T-Mobile first to launch 5G wireless service across USTuesday, 03 December 2019 06:01
T-Mobile announced that it became the first to launch 5G wireless service across the United States, although it will be slower than some might expect for the new generation of connectivity. The number three US carrier said its 5G network covers 200 million people and "goes through walls," outperforming the limited 5G deployment of larger rivals Verizon and AT&T earlier this year. While the network is supposedly live today, no one is going to be using it until later this week: the first two phones to support it go on sale this Friday.
"This launch immediately catapults T-Mobile into the leadership position as the country's biggest 5G network," the company said in a statement. It added that it will improve and expand its 5G network if it completes a planned merger with rival Sprint, a deal approved by US regulators but facing a court challenge by several US states.
The T-Mobile system operates on a low band that offers speeds faster than current 4G networks but below the maximum promised for 5G but the company called it "real, standards-based 5G." "We built 5G that works for more people in more places, and this is just the start," said Neville Ray, the company's president of technology.
"With the New T-Mobile, we'll see 5G speeds follow the same path as LTE, increasing exponentially over time.
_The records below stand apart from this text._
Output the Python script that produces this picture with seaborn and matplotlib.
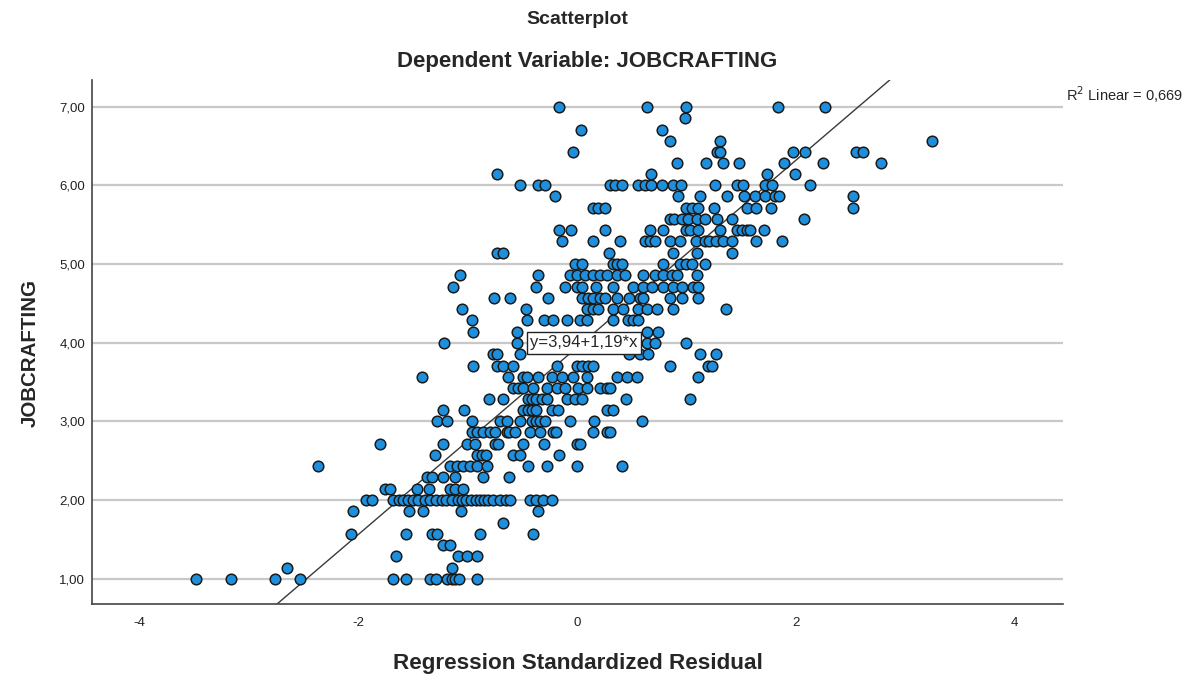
import matplotlib
matplotlib.use("Agg")
import matplotlib.pyplot as plt
import seaborn as sns
import pandas as pd

# ---- data: regression standardized residual (x) grouped by JOBCRAFTING level (y)
lvl_100 = [-3.48, -3.16, -2.76, -2.53, -1.68, -1.56, -1.34, -1.29, -1.19, -1.14, -1.11, -1.08, -0.91]
lvl_114 = [-2.65, -1.14]
lvl_129 = [-1.65, -1.09, -1.00, -0.91]
lvl_143 = [-1.22, -1.16]
lvl_157 = [-2.06, -1.56, -1.32, -1.28, -0.89, -0.40]
lvl_171 = [-0.68]
lvl_186 = [-2.05, -1.53, -1.41, -1.06, -0.36]
lvl_200 = [-1.93, -1.87, -1.68, -1.63, -1.59, -1.54, -1.50, -1.45, -1.39, -1.34, -1.29, -1.23,
           -1.20, -1.14, -1.09, -1.05, -1.01, -0.97, -0.92, -0.89, -0.85, -0.81, -0.77, -0.70,
           -0.65, -0.61, -0.43, -0.37, -0.31, -0.23]
lvl_214 = [-1.75, -1.71, -1.46, -1.35, -1.16, -1.11, -1.04]
lvl_229 = [-1.37, -1.32, -1.22, -1.11, -0.86, -0.62]
lvl_243 = [-2.37, -1.16, -1.10, -1.04, -0.98, -0.91, -0.82, -0.45, -0.27, 0.00, 0.41]
lvl_257 = [-1.30, -0.91, -0.87, -0.83, -0.58, -0.52, -0.16]
lvl_271 = [-1.80, -1.22, -1.00, -0.93, -0.75, -0.72, -0.49, -0.30, 0.00, 0.03]
lvl_286 = [-0.96, -0.91, -0.86, -0.79, -0.75, -0.64, -0.62, -0.57, -0.43, -0.34, -0.22, -0.19,
           0.15, 0.27, 0.30]
lvl_300 = [-1.28, -1.19, -0.96, -0.70, -0.64, -0.52, -0.41, -0.37, -0.34, -0.29, -0.06, 0.16, 0.59]
lvl_314 = [-1.22, -1.03, -0.49, -0.45, -0.41, -0.37, -0.23, -0.17, 0.27, 0.33]
lvl_329 = [-0.80, -0.68, -0.45, -0.41, -0.37, -0.32, -0.27, -0.09, -0.02, 0.05, 0.45, 1.03]
lvl_343 = [-0.58, -0.54, -0.49, -0.40, -0.27, -0.18, -0.11, 0.01, 0.09, 0.21, 0.27, 0.30]
lvl_357 = [-1.42, -0.63, -0.49, -0.46, -0.36, -0.23, -0.14, -0.04, 0.09, 0.37, 0.46, 0.55, 1.11]
lvl_371 = [-0.95, -0.73, -0.68, -0.58, -0.18, 0.00, 0.05, 0.10, 0.15, 0.85, 1.20, 1.23]
lvl_386 = [-0.77, -0.73, -0.52, 0.48, 0.58, 0.65, 1.12, 1.27]
lvl_400 = [-1.21, -0.55, 0.64, 0.71, 1.00]
lvl_414 = [-0.95, -0.55, 0.64, 0.74]
lvl_429 = [-0.96, -0.46, -0.30, -0.22, -0.09, 0.03, 0.09, 0.33, 0.47, 0.51, 0.56]
lvl_443 = [-1.05, -0.47, 0.09, 0.15, 0.19, 0.33, 0.42, 0.56, 0.64, 0.73, 0.88, 1.36]
lvl_457 = [-0.76, -0.61, -0.26, 0.05, 0.10, 0.15, 0.21, 0.26, 0.37, 0.48, 0.58, 0.60, 0.85,
           0.96, 1.11]
lvl_471 = [-1.13, -0.37, -0.11, 0.00, 0.05, 0.17, 0.33, 0.51, 0.60, 0.69, 0.79, 0.88, 0.96,
           1.06, 1.11]
lvl_486 = [-1.07, -0.36, -0.06, 0.00, 0.07, 0.15, 0.21, 0.27, 0.37, 0.44, 0.60, 0.71, 0.79,
           0.87, 0.91, 1.10]
lvl_500 = [-0.02, 0.05, 0.33, 0.37, 0.41, 0.79, 0.94, 1.00, 1.05, 1.17]
lvl_514 = [-0.73, -0.68, 0.29, 0.88, 1.10, 1.42]
lvl_529 = [-0.14, 0.15, 0.39, 0.62, 0.67, 0.71, 0.85, 0.94, 1.09, 1.17, 1.21, 1.27, 1.33,
           1.42, 1.64, 1.87]
lvl_543 = [-0.16, -0.05, 0.26, 0.67, 0.79, 1.00, 1.03, 1.11, 1.31, 1.46, 1.51, 1.55, 1.58, 1.71]
lvl_557 = [0.85, 0.89, 0.96, 1.01, 1.10, 1.17, 1.28, 1.42, 2.07]
lvl_571 = [0.15, 0.19, 0.26, 1.00, 1.05, 1.11, 1.25, 1.55, 1.64, 1.77, 2.52]
lvl_586 = [-0.20, 0.92, 1.12, 1.37, 1.53, 1.63, 1.72, 1.81, 1.85, 2.52]
lvl_600 = [-0.52, -0.36, -0.29, 0.30, 0.35, 0.41, 0.56, 0.62, 0.68, 0.78, 0.88, 0.95, 1.26,
           1.46, 1.52, 1.72, 1.78, 2.13]
lvl_614 = [-0.73, 0.68, 1.74, 1.99]
lvl_629 = [0.91, 1.18, 1.33, 1.48, 1.89, 2.25, 2.78]
lvl_643 = [-0.04, 1.28, 1.31, 1.97, 2.08, 2.55, 2.61]
lvl_657 = [0.85, 1.31, 3.24]
lvl_671 = [0.04, 0.78]
lvl_686 = [0.99]
lvl_700 = [-0.16, 0.64, 1.00, 1.84, 2.27]

rows = [
    (1.00, lvl_100), (1.14, lvl_114), (1.29, lvl_129), (1.43, lvl_143), (1.57, lvl_157),
    (1.71, lvl_171), (1.86, lvl_186), (2.00, lvl_200), (2.14, lvl_214), (2.29, lvl_229),
    (2.43, lvl_243), (2.57, lvl_257), (2.71, lvl_271), (2.86, lvl_286), (3.00, lvl_300),
    (3.14, lvl_314), (3.29, lvl_329), (3.43, lvl_343), (3.57, lvl_357), (3.71, lvl_371),
    (3.86, lvl_386), (4.00, lvl_400), (4.14, lvl_414), (4.29, lvl_429), (4.43, lvl_443),
    (4.57, lvl_457), (4.71, lvl_471), (4.86, lvl_486), (5.00, lvl_500), (5.14, lvl_514),
    (5.29, lvl_529), (5.43, lvl_543), (5.57, lvl_557), (5.71, lvl_571), (5.86, lvl_586),
    (6.00, lvl_600), (6.14, lvl_614), (6.29, lvl_629), (6.43, lvl_643), (6.57, lvl_657),
    (6.71, lvl_671), (6.86, lvl_686), (7.00, lvl_700),
]

fit_intercept = 3.94
fit_slope = 1.19
r2_text = "R$^2$ Linear = 0,669"
eq_text = "y=3,94+1,19*x"

x_ticks = [-4, -2, 0, 2, 4]
x_tick_labels = ["-4", "-2", "0", "2", "4"]
y_ticks = [1, 2, 3, 4, 5, 6, 7]
y_tick_labels = ["1,00", "2,00", "3,00", "4,00", "5,00", "6,00", "7,00"]

xs, ys = [], []
for lvl, vals in rows:
    for v in vals:
        xs.append(v)
        ys.append(lvl)
df = pd.DataFrame({"resid": xs, "jc": ys})

# ---- style
sns.set_theme(style="white")
plt.rcParams["font.family"] = ["Liberation Sans", "DejaVu Sans"]

fig = plt.figure(figsize=(11.98, 6.79), dpi=100)
ax = fig.add_axes([92 / 1198, 75 / 679, (1063 - 92) / 1198, (604 - 80) / 679])

xlim = (-4.43, 4.44)
ylim = (0.68, 7.34)
ax.set_xlim(*xlim)
ax.set_ylim(*ylim)

for yt in y_ticks:
    ax.axhline(yt, color="#c8c8c8", lw=1.6, zorder=0)

# fit line
x0 = (ylim[0] - fit_intercept) / fit_slope
x1 = (ylim[1] - fit_intercept) / fit_slope
ax.plot([x0, x1], [ylim[0], ylim[1]], color="#3a3a3a", lw=1.0, zorder=2)

sns.scatterplot(data=df, x="resid", y="jc", ax=ax, s=58, color="#1e8fdc",
                edgecolor="#1a1a1a", linewidth=1.1, zorder=3, legend=False)

ax.set_xticks(x_ticks)
ax.set_xticklabels(x_tick_labels, fontsize=9.5, color="#222222")
ax.set_yticks(y_ticks)
ax.set_yticklabels(y_tick_labels, fontsize=9.5, color="#222222")
ax.tick_params(axis="y", length=0, pad=5)
ax.tick_params(axis="x", length=0, pad=9)
ax.set_xlabel("")
ax.set_ylabel("")

for side in ["top", "right"]:
    ax.spines[side].set_visible(False)
for side in ["left", "bottom"]:
    ax.spines[side].set_color("#444444")
    ax.spines[side].set_linewidth(1.2)

# equation label box
ax.text(-0.43, 4.0, eq_text, fontsize=12, ha="left", va="center", zorder=5,
        bbox=dict(boxstyle="square,pad=0.2", fc="white", ec="#222222", lw=1.0))

# R2 label
fig.text(1066 / 1198, 1 - 95 / 679, r2_text, fontsize=10.5, ha="left", va="center")

fig.text(577 / 1198, 1 - 20 / 679, "Scatterplot", fontsize=14, fontweight="bold",
         ha="center", va="center")
fig.text(587 / 1198, 1 - 62 / 679, "Dependent Variable: JOBCRAFTING", fontsize=16,
         fontweight="bold", ha="center", va="center")
fig.text(578 / 1198, 1 - 663 / 679, "Regression Standardized Residual", fontsize=16.2,
         fontweight="bold", ha="center", va="center")
fig.text(30 / 1198, 1 - 353 / 679, "JOBCRAFTING", fontsize=14.8, fontweight="bold",
         ha="center", va="center", rotation=90)

fig.savefig("out.png", dpi=100)
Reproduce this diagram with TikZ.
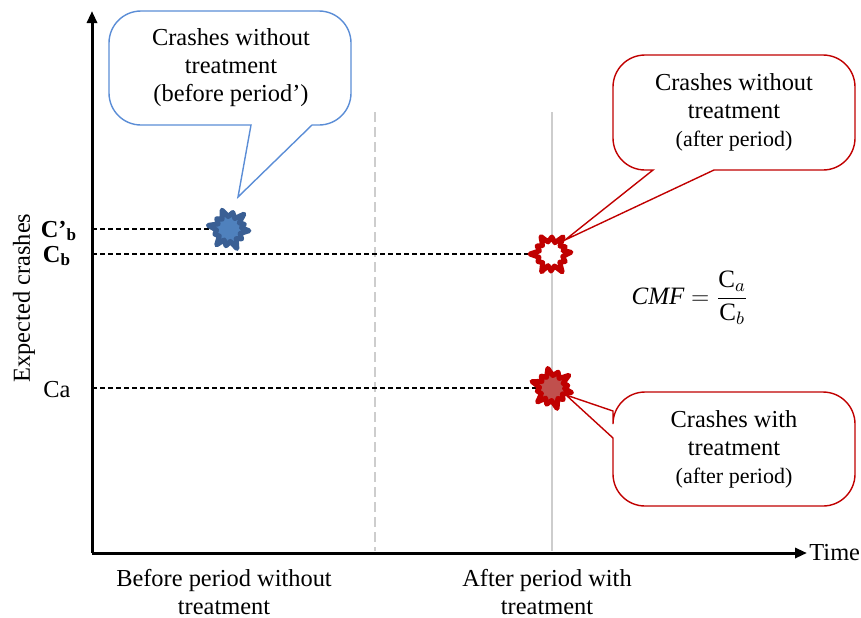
\documentclass[tikz,border=0pt]{standalone}
\usepackage{fontspec}
\setmainfont{Liberation Serif}
\usetikzlibrary{arrows.meta}
\definecolor{boxblue}{RGB}{91,141,214}
\definecolor{starblue}{RGB}{58,95,148}
\definecolor{starbluefill}{RGB}{79,129,189}
\definecolor{crashred}{RGB}{192,0,0}
\definecolor{crashredfill}{RGB}{192,80,77}
\definecolor{guide}{RGB}{205,205,205}
\tikzset{
  crash/.pic={
    \path[pic actions] (5:20) -- (22:12) -- (38:16) -- (53:12) -- (68:21) -- (84:12.5)
      -- (100:17) -- (114:12) -- (128:20) -- (144:12) -- (160:15) -- (175:12.5)
      -- (190:21) -- (205:12) -- (220:16) -- (235:12) -- (250:20) -- (266:12.5)
      -- (283:17) -- (299:12) -- (315:21) -- (329:12) -- (343:16) -- (354:12.5) -- cycle;
  },
  level/.style={dash pattern=on 2.3pt off 1.7pt, line width=0.6pt},
  txt/.style={font=\fontsize{12.2}{14}\selectfont, align=center},
  axis/.style={line width=1.5pt, -{Triangle[length=6pt,width=5pt]}},
}
\begin{document}
\begin{tikzpicture}[x=0.5pt,y=-0.5pt]
  \useasboundingbox (0,0) rectangle (861,617);
  \coordinate (origin) at (92,553);
  \coordinate (ytop) at (92,11);
  \coordinate (xend) at (807,553);
  \coordinate (blueStar) at (229,229);
  \coordinate (redStar) at (551,254);
  \coordinate (redFill) at (552,388);
  \coordinate (beforeTip) at (238,197);
  \coordinate (afterTip) at (565,240);
  \coordinate (withTip) at (566,395);

  \draw[guide, line width=1pt, dash pattern=on 5pt off 2.5pt] (375,112) -- (375,551);
  \draw[guide, line width=0.8pt] (552,112) -- (552,551);

  \draw[level] (blueStar -| origin) -- (blueStar);
  \draw[level] (redStar -| origin) -- (redStar);
  \draw[level] (redFill -| origin) -- (redFill);

  \pic[draw=starblue, fill=starbluefill, line width=2.5pt, line join=round] at (blueStar) {crash};
  \pic[draw=crashred, fill=white, line width=2.5pt, line join=round, rotate=10] at (redStar) {crash};
  \pic[draw=crashred, fill=crashredfill, line width=2.5pt, line join=round, rotate=-8] at (redFill) {crash};

  \draw[boxblue, line width=0.7pt] (251,125) [rounded corners=16] -- (109,125) -- (109,11)
    -- (351,11) -- (351,125) [sharp corners] -- (312,125) -- (beforeTip) -- cycle;
  \draw[crashred, line width=0.7pt] (653,170) [rounded corners=16] -- (613,170) -- (613,55)
    -- (855,55) -- (855,170) [sharp corners] -- (714,170) -- (afterTip) -- cycle;
  \draw[crashred, line width=0.7pt] (613,411) [rounded corners=16] -- (613,392) -- (855,392)
    -- (855,506) -- (613,506) [sharp corners] -- (613,438) -- (withTip) -- cycle;

  \node[txt] (beforeBox) at (231,68) {Crashes without\\treatment\\(before period’)};
  \node[txt] (afterBox) at (734,112) {Crashes without\\treatment\\{\fontsize{11}{14}\selectfont (after period)}};
  \node[txt] (withBox) at (734,449) {Crashes with\\treatment\\{\fontsize{11}{14}\selectfont (after period)}};

  \draw[axis] (origin) -- (ytop);
  \draw[axis] (origin) -- (xend);

  \node[txt, anchor=west, inner sep=1pt] (timeLbl) at (xend) {Time};
  \node[txt, rotate=90] (yLbl) at (24,298) {Expected crashes};
  \node[txt] (cbpLbl) at (59,231) {\textbf{C’\textsubscript{b}}};
  \node[txt] (cbLbl) at (57,256) {\textbf{C\textsubscript{b}}};
  \node[txt] (caLbl) at (57,390) {Ca};
  \node[txt] (beforeLbl) at (224,592) {Before period without\\treatment};
  \node[txt] (afterLbl) at (547,592) {After period with\\treatment};
  \node[font=\fontsize{12.5}{14}\selectfont] (cmf) at (690,298) {$\mathit{CMF}=\displaystyle\frac{\mathrm{C}_a}{\mathrm{C}_b}$};
\end{tikzpicture}
\end{document}
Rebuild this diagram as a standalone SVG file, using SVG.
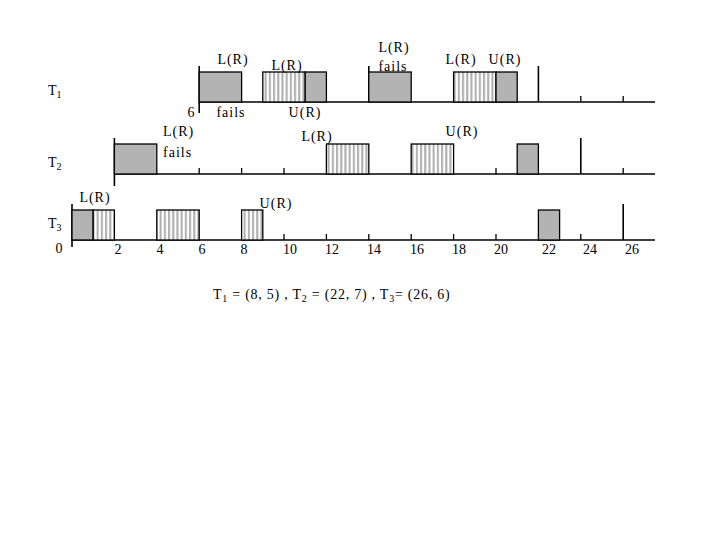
<svg xmlns="http://www.w3.org/2000/svg" width="720" height="540" viewBox="0 0 720 540">
<defs>
<pattern id="stripe" patternUnits="userSpaceOnUse" x="0" y="0" width="4.2" height="10">
<rect x="0" y="0" width="4.2" height="10" fill="#ffffff"/>
<rect x="0" y="0" width="2.1" height="10" fill="#b0b0b0"/>
</pattern>
</defs>
<style>
.ax{stroke:#000;stroke-width:1.6;fill:none}
.tk{stroke:#000;stroke-width:1.3;fill:none}
.g{fill:#b3b3b3;stroke:#000;stroke-width:1.3}
.s{fill:url(#stripe);stroke:#000;stroke-width:1.3}
text{font-family:"Liberation Serif","Times New Roman",serif;font-size:14px;fill:#000}
.lb{letter-spacing:1px}
.c{text-anchor:middle}
.f{letter-spacing:0.75px}
</style>
<rect width="720" height="540" fill="#fff"/>
<g id="connectors">
<line class="ax" x1="199.2" y1="102" x2="655" y2="102"/>
<line class="ax" x1="199.2" y1="66" x2="199.2" y2="113"/>
<line class="ax" x1="368.8" y1="66" x2="368.8" y2="102"/>
<line class="ax" x1="538.4" y1="66" x2="538.4" y2="102"/>
<line class="tk" x1="580.8" y1="96" x2="580.8" y2="102"/>
<line class="tk" x1="623.2" y1="96" x2="623.2" y2="102"/>
<line class="ax" x1="114.4" y1="174" x2="655" y2="174"/>
<line class="ax" x1="114.4" y1="138" x2="114.4" y2="186"/>
<line class="ax" x1="580.8" y1="138" x2="580.8" y2="174"/>
<line class="tk" x1="199.2" y1="168" x2="199.2" y2="174"/>
<line class="tk" x1="241.6" y1="168" x2="241.6" y2="174"/>
<line class="tk" x1="284" y1="168" x2="284" y2="174"/>
<line class="tk" x1="496" y1="168" x2="496" y2="174"/>
<line class="tk" x1="623.2" y1="168" x2="623.2" y2="174"/>
<line class="ax" x1="72" y1="240" x2="655" y2="240"/>
<line class="ax" x1="72" y1="204" x2="72" y2="247"/>
<line class="ax" x1="623.2" y1="204" x2="623.2" y2="240"/>
<line class="tk" x1="284" y1="234" x2="284" y2="240"/>
<line class="tk" x1="326.4" y1="234" x2="326.4" y2="240"/>
<line class="tk" x1="368.8" y1="234" x2="368.8" y2="240"/>
<line class="tk" x1="411.2" y1="234" x2="411.2" y2="240"/>
<line class="tk" x1="453.6" y1="234" x2="453.6" y2="240"/>
<line class="tk" x1="496" y1="234" x2="496" y2="240"/>
<line class="tk" x1="580.8" y1="234" x2="580.8" y2="240"/>
</g>
<g id="T1">
<text x="48" y="95" font-size="15">T<tspan font-size="10" dy="3">1</tspan></text>
<rect class="g" x="199.2" y="72" width="42.4" height="30"/>
<rect class="s" x="262.8" y="72" width="42.4" height="30"/>
<rect class="g" x="305.2" y="72" width="21.2" height="30"/>
<rect class="g" x="368.8" y="72" width="42.4" height="30"/>
<rect class="s" x="453.6" y="72" width="42.4" height="30"/>
<rect class="g" x="496" y="72" width="21.2" height="30"/>
<text class="lb c" x="233" y="64">L(R)</text>
<text class="lb c" x="231" y="117">fails</text>
<text class="c" x="191" y="117">6</text>
<text class="lb c" x="287" y="70">L(R)</text>
<text class="lb c" x="305" y="117">U(R)</text>
<text class="lb c" x="394" y="52">L(R)</text>
<text class="lb c" x="393" y="71">fails</text>
<text class="lb c" x="461" y="64">L(R)</text>
<text class="lb c" x="505" y="64">U(R)</text>
</g>
<g id="T2">
<text x="48" y="167" font-size="15">T<tspan font-size="10" dy="3">2</tspan></text>
<rect class="g" x="114.4" y="144" width="42.4" height="30"/>
<rect class="s" x="326.4" y="144" width="42.4" height="30"/>
<rect class="s" x="411.2" y="144" width="42.4" height="30"/>
<rect class="g" x="517.2" y="144" width="21.2" height="30"/>
<text class="lb" x="163" y="136">L(R)</text>
<text class="lb" x="163" y="157">fails</text>
<text class="lb c" x="317" y="141">L(R)</text>
<text class="lb c" x="462" y="136">U(R)</text>
</g>
<g id="T3">
<text x="48" y="228" font-size="15">T<tspan font-size="10" dy="3">3</tspan></text>
<rect class="g" x="72" y="210" width="21.2" height="30"/>
<rect class="s" x="93.2" y="210" width="21.2" height="30"/>
<rect class="s" x="156.8" y="210" width="42.4" height="30"/>
<rect class="s" x="241.6" y="210" width="21.2" height="30"/>
<rect class="g" x="538.4" y="210" width="21.2" height="30"/>
<text class="lb c" x="95" y="202">L(R)</text>
<text class="lb c" x="276" y="208">U(R)</text>
</g>
<g id="axis-labels">
<text class="c" x="59" y="253">0</text>
<text class="c" x="118" y="254">2</text>
<text class="c" x="160" y="254">4</text>
<text class="c" x="202" y="254">6</text>
<text class="c" x="244" y="254">8</text>
<text class="c" x="290" y="254">10</text>
<text class="c" x="332" y="254">12</text>
<text class="c" x="374" y="254">14</text>
<text class="c" x="417" y="254">16</text>
<text class="c" x="459" y="254">18</text>
<text class="c" x="501" y="254">20</text>
<text class="c" x="549" y="254">22</text>
<text class="c" x="590" y="254">24</text>
<text class="c" x="632" y="254">26</text>
</g>
<g id="formula">
<text class="f" x="213" y="299">T<tspan font-size="10" dy="3">1</tspan><tspan dy="-3"> = (8, 5) , T</tspan><tspan font-size="10" dy="3">2</tspan><tspan dy="-3"> = (22, 7) , T</tspan><tspan font-size="10" dy="3">3</tspan><tspan dy="-3">= (26, 6)</tspan></text>
</g>
</svg>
Plus, real broad and deep 5G will unleash whole new categories of innovation that will touch almost every area of the economy. The 5G future is bright, and it starts today."
T-Mobile will be selling 5G handsets that can operate on the network including the OnePlus 7T Pro 5G McLaren and the Samsung Galaxy Note10+ 5G. The rollout of 5G is proceeding in several countries with a promise of spurring innovation in a variety of sectors. The ultrafast connections could help in fields such as telemedicine, self-driving cars, and a variety of industrial applications, for example.
US authorities have banned the use of equipment from Chinese-based Huawei, the leading infrastructure maker, on concerns that its network could pose national security risks, a charge the company denies.